5В состав Датского королевства входил Шлезвиг-Гольштейн, немецкое население которого в 1848 г. стремилось к отделению и опиралось на поддержку Пруссии. Намерение Пруссии воевать с Данией ради присоединения Шлезвиг-Гольштейна вызвало резкое противодействие России. Однако в 1864 г., развязав вторую шлезвиг-голыитейнскую войну, Пруссия сумела добиться своего, что стало прелюдией к объединению Германии под ее эгидой.
6Невозможность германского единства Тютчев обуславливал ростом самосознания славянских народов, с их национальной и религиозной самобытностью. Для него политический панславизм был важным фактором будущего европейского устройства.
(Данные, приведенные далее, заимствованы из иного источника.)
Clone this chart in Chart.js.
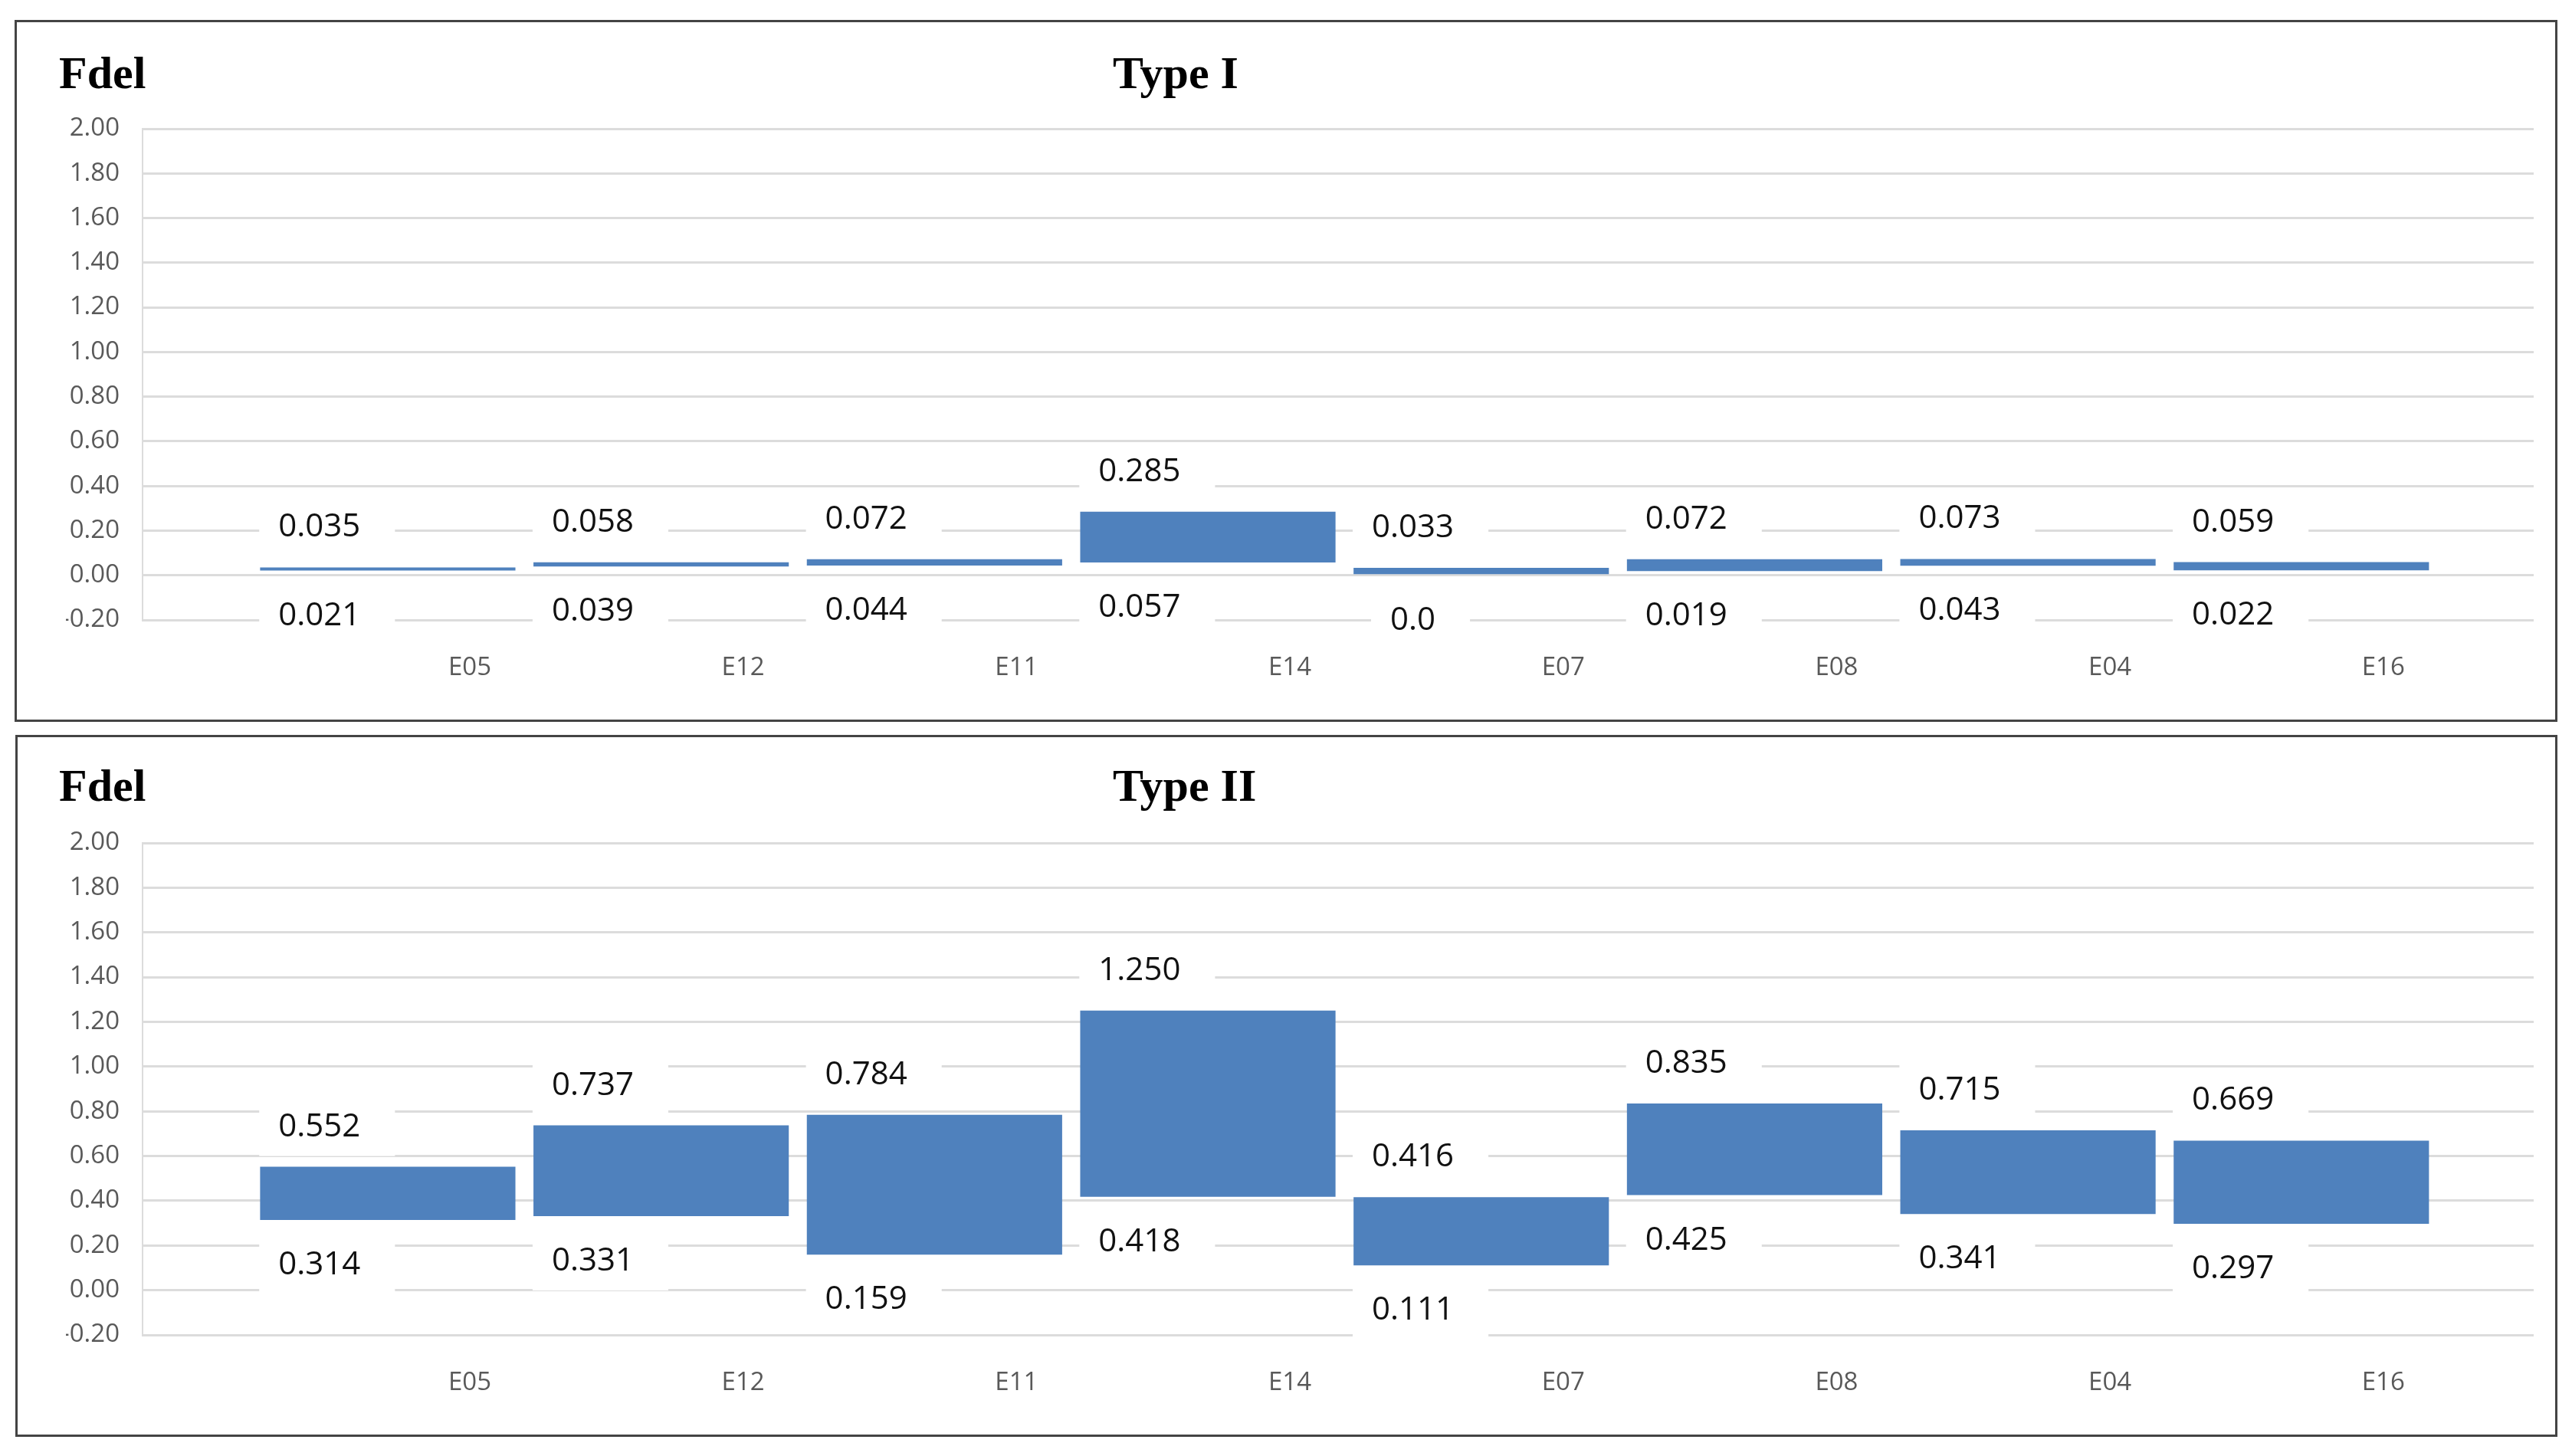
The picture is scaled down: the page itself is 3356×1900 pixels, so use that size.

7Здесь Тютчев кратко излагает выводы трактата «Россия и Запад»: «В Германии междоусобная война составляет саму основу ее политического положения. Сейчас это более, чем когда-либо, Германия Тридцатилетней войны — Север против Юга, разрозненные государства против единой Власти, — но все неизмеримо возросло под воздействием революционного принципа. В Италии теперь не только, как прежде, соперничество с Германией и Францией или ненависть Италии к пребывающему за горами Варвару. Налицо, кроме того, смертельная война, объявленная Революцией, взявшей на вооружение итальянское национальное чувство, опороченному римским Папством католицизму. Что же до Франции, которая не может более существовать без отречения на каждом шагу от того, что вот уже 60 лет составляет ее жизненный принцип, от Революции, — это страна, по логике вещей и воле рока приговоренная к бессилию. Это общество, приговоренное инстинктом самосохранения прибегать к услугам одной своей руки лишь только для того, чтобы связать другую» (т. 3 наст. изд. С. 186).
Тютчев вполне очевидно недооценивал мощное движение, которое охватило все слои итальянского народа и вошло в историю как Рисорджименто (Возрождение). Его представители высказывались за освобождение разрозненных итальянских земель от иноземного, прежде всего австрийского, господства («война против варвара») и отстаивали идею объединения Италии. В конечном итоге это привело к возникновению в 1861 г. Итальянского королевства.
8В 1850 г. папа Пий IX своей буллой объявил о восстановлении католических епископств в Англии, где католицизм утратил свое первенствующее положение еще в XVI в.